In Kirchengemeinden und diakonischen Einrichtungen habe es ein Wegsehen gegeben, sagte die Bischöfin. Kirche und Diakonie hätten eklatant versagt und seien Betroffenen nicht gerecht geworden. "Wir haben sie zur Tatzeit nicht geschützt und wir haben sie nicht würdig behandelt, als sie den Mut gefasst haben, sich zu melden." Klar sei: "Wir haben täterschützende Strukturen."

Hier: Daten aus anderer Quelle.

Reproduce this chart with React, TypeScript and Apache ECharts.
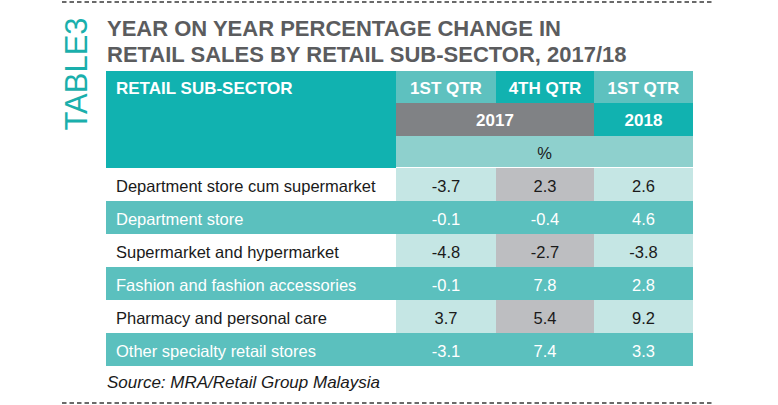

Die bisherigen Zahlen haben laut Fehrs nur einen Teil des Hellfelds erfasst und sind nun nach oben zu korrigieren. Aber darüber hinaus müsse es dringend eine Dunkelfeldstudie geben, die sich auf die gesamte Gesellschaft beziehen müsse.
Laut der von einem unabhängigen Forscherteam erarbeiteten Studie waren rund ein Drittel der Täter Pfarrpersonen, also Pfarrer oder Vikare. Nach Angaben der Wissenschaftler zeigt die Untersuchung nur die "Spitze der Spitze des Eisbergs". Ausgewertet wurden rund 4.300 Disziplinarakten, 780 Personalakten und rund 1.320 weitere Unterlagen. Zum Vergleich: Bei der MHG-Studie der katholischen Deutschen Bischofskonferenz 2018 wurden rund 38.000 Personalakten durchgesehen.

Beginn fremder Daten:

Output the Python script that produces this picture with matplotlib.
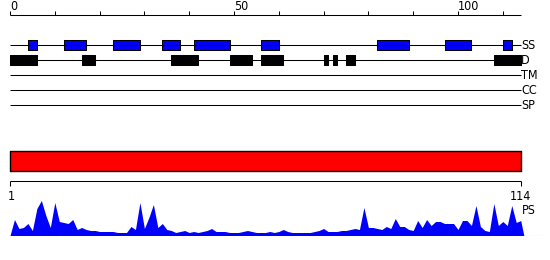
#!/usr/bin/env python3
"""Protein feature tracks (SS, D, TM, CC, SP) with PS profile."""

import matplotlib

matplotlib.use("Agg")

import matplotlib.pyplot as plt
from matplotlib import font_manager

SEQ_LEN = 114
TOP_TICKS = list(range(0, 111, 10))
TOP_LABELS = {0: "0", 50: "50", 100: "100"}

TRACKS = ["SS", "D", "TM", "CC", "SP"]

# (start, end) in residues
SS_SEGMENTS = [(4, 6), (12, 17), (23, 29), (34, 38), (41, 49), (56, 60),
               (82, 89), (97, 103), (110, 112)]
D_SEGMENTS = [(0, 6), (16, 19), (36, 42), (49, 54), (56, 61), (70, 71),
              (72, 73), (75, 77), (108, 114)]

PS_VALUES = [
    16, 7, 8, 12, 5, 27, 35, 20, 8, 33,
    14, 13, 12, 16, 6, 8, 6, 5, 5, 4,
    4, 4, 4, 3, 3, 3, 9, 6, 33, 7,
    18, 31, 8, 12, 6, 5, 3, 4, 5, 3,
    4, 3, 4, 5, 7, 4, 4, 4, 3, 3,
    3, 4, 5, 4, 3, 3, 3, 4, 3, 4,
    6, 4, 3, 3, 3, 3, 3, 4, 5, 7,
    4, 4, 4, 5, 5, 6, 7, 6, 28, 8,
    8, 7, 6, 9, 7, 17, 9, 9, 6, 5,
    15, 8, 16, 10, 14, 14, 12, 12, 12, 6,
    15, 15, 10, 30, 9, 5, 4, 32, 10, 14,
    10, 30, 13, 15,
]

BLUE = "#0000ff"
RED = "#ff0000"
BLACK = "#000000"

# pixel -> residue mapping: px = 10 + residue * 4.48
PX0 = 10.0
PX_PER_RES = 4.48
XLIM = (-PX0 / PX_PER_RES, (550 - PX0) / PX_PER_RES)

FS = 9
LW = 0.75


def label_font() -> dict:
    """Prefer a condensed sans, like the original renderer."""
    prop = font_manager.FontProperties(family="DejaVu Sans", stretch="condensed")
    path = font_manager.findfont(prop, fallback_to_default=False)
    if "Condensed" in path:
        return {"family": "DejaVu Sans", "stretch": "condensed", "fontsize": FS}
    return {"family": "Liberation Sans Narrow", "fontsize": FS + 1}


def main() -> None:
    font = label_font()
    fig = plt.figure(figsize=(5.5, 2.6), dpi=100)
    fig.patch.set_facecolor("white")

    ax = fig.add_axes([0, 0, 1, 1])
    ax.set_axis_off()
    ax.set_xlim(*XLIM)
    ax.set_ylim(260, 0)

    # top ruler
    ax.hlines(15, 0, SEQ_LEN, color=BLACK, lw=LW)
    ax.vlines(TOP_TICKS, 11, 15, color=BLACK, lw=LW)
    for t, lab in TOP_LABELS.items():
        ax.text(t, 10, lab, ha="left", va="baseline", **font)

    # feature tracks
    row_y = {name: 45 + 15 * i for i, name in enumerate(TRACKS)}
    for name, y in row_y.items():
        ax.hlines(y, 0, SEQ_LEN, color=BLACK, lw=LW)
        ax.text(SEQ_LEN + 0.05, y + 0.5, name, ha="left", va="center", **font)

    y = row_y["SS"]
    ax.broken_barh([(s, e - s) for s, e in SS_SEGMENTS], (y - 5, 10),
                   facecolors=BLUE, edgecolors=BLACK, linewidth=LW)
    y = row_y["D"]
    ax.broken_barh([(s, e - s) for s, e in D_SEGMENTS], (y - 5, 10),
                   facecolors=BLACK, edgecolors=BLACK, linewidth=LW)

    # full-length bar
    ax.broken_barh([(0, SEQ_LEN)], (150.5, 20),
                   facecolors=RED, edgecolors=BLACK, linewidth=1.0)

    # bottom ruler
    ax.hlines(180.5, 0, SEQ_LEN, color=BLACK, lw=LW)
    ax.vlines([0, SEQ_LEN], 180.5, 185.5, color=BLACK, lw=LW)
    ax.text(0.2, 199.5, "1", ha="center", va="baseline", **font)
    ax.text(SEQ_LEN, 199.5, str(SEQ_LEN), ha="center", va="baseline", **font)
    ax.text(SEQ_LEN + 0.2, 211, "PS", ha="left", va="center", **font)

    # PS profile
    ps_ax = fig.add_axes([0, (260 - 235.5) / 260, 1, 40 / 260])
    ps_ax.set_axis_off()
    ps_ax.set_xlim(*XLIM)
    ps_ax.set_ylim(0, 40)
    xs = [0] + list(range(1, SEQ_LEN + 1)) + [SEQ_LEN + 0.7]
    ys = [0] + PS_VALUES + [0]
    ps_ax.fill_between(xs, 0, ys, color=BLUE, lw=0)
    ps_ax.hlines(0, 0, SEQ_LEN + 4.7, color=BLUE, lw=LW)

    fig.savefig("out.png", dpi=100)
    plt.close(fig)


if __name__ == "__main__":
    main()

Weiter heißt es in der Studie, dass rund 64,7 Prozent der Opfer männlich und rund 35,3 weiblich waren. Bei den Beschuldigten handele es sich fast nur um Männer (99,6 Prozent). Rund drei Viertel von ihnen seien bei der Ersttat verheiratet gewesen.

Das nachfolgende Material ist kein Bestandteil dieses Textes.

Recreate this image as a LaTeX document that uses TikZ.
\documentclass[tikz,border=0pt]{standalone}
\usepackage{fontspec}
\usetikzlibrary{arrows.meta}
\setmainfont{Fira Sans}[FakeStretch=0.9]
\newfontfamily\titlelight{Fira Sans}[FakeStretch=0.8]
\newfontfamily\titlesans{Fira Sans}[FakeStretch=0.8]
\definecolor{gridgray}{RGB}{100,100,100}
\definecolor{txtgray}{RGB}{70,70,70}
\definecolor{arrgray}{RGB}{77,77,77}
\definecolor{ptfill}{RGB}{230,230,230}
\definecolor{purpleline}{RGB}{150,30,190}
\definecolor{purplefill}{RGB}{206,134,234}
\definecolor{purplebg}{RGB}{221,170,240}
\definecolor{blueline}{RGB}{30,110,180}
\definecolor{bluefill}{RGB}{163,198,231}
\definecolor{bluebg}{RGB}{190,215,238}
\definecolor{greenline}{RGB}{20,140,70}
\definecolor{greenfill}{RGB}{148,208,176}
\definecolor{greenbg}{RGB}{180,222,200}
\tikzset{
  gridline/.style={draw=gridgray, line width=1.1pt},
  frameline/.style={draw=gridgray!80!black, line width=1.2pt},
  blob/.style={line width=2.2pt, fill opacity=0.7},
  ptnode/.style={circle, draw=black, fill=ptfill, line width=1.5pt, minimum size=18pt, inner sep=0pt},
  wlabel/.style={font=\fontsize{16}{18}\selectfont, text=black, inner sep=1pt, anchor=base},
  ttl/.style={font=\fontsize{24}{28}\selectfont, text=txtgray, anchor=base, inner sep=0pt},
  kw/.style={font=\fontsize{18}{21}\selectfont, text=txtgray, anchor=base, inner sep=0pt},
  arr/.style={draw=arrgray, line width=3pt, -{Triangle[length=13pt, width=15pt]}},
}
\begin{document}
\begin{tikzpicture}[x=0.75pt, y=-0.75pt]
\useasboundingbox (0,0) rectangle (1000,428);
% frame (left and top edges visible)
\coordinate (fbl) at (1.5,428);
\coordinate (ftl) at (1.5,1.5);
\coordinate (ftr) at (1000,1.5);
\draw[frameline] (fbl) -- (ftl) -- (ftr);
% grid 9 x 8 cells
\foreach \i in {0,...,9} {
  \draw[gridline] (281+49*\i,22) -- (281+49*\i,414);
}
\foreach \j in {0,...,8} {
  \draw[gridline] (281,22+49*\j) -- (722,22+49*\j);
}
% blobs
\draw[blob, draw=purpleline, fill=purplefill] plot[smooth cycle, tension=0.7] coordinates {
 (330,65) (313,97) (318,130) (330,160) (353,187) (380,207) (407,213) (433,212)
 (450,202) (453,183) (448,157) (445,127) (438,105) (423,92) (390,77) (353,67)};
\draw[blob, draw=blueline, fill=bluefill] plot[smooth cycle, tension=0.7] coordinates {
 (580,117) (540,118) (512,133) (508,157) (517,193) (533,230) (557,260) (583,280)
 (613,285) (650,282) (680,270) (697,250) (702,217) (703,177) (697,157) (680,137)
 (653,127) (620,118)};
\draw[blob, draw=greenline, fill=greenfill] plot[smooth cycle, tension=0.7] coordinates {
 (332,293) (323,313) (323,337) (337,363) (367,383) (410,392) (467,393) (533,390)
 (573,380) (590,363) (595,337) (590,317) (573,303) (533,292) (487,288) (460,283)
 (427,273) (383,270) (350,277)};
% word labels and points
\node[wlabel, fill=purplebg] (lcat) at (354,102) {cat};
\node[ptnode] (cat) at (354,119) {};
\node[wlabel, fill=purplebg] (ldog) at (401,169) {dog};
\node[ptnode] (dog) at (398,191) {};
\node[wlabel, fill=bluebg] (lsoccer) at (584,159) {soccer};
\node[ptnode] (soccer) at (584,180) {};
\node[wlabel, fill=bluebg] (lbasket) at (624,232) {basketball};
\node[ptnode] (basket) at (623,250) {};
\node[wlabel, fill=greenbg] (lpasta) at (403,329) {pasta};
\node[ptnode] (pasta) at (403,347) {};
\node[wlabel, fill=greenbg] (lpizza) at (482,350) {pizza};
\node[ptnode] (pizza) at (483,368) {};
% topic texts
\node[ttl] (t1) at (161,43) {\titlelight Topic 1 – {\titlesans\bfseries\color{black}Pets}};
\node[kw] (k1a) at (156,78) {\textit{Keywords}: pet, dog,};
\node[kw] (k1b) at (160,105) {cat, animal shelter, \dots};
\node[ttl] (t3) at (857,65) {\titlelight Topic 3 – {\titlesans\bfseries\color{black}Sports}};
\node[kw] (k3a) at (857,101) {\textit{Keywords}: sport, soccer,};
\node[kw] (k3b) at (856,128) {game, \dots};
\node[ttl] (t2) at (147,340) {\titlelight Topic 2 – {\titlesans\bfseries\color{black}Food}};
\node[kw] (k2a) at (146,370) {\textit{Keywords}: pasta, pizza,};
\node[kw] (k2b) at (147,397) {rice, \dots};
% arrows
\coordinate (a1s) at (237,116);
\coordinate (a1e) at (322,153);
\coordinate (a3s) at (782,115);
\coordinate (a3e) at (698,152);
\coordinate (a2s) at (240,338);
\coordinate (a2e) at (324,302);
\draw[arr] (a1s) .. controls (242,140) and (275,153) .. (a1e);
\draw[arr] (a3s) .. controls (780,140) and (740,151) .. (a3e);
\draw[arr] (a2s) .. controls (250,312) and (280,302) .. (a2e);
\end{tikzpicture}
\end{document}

Bei der Schwere der Tat gibt es nach der Untersuchung eine große Spannweite: Bei den meisten Taten handelt es sich aber um sogenannte Hands-on-Handlungen, das heißt, es gab einen Körperkontakt mit den Opfern - von nicht notwendigen körperlichen Hilfestellungen im Sportunterricht bis hin zur Penetration.
Die EKD hatte die Studie vor gut drei Jahren für rund 3,6 Millionen Euro in Auftrag gegeben. Auch Betroffene waren beteiligt. Koordinator ist der Professor für Soziale Arbeit an der Hochschule Hannover, Martin Wazlawik.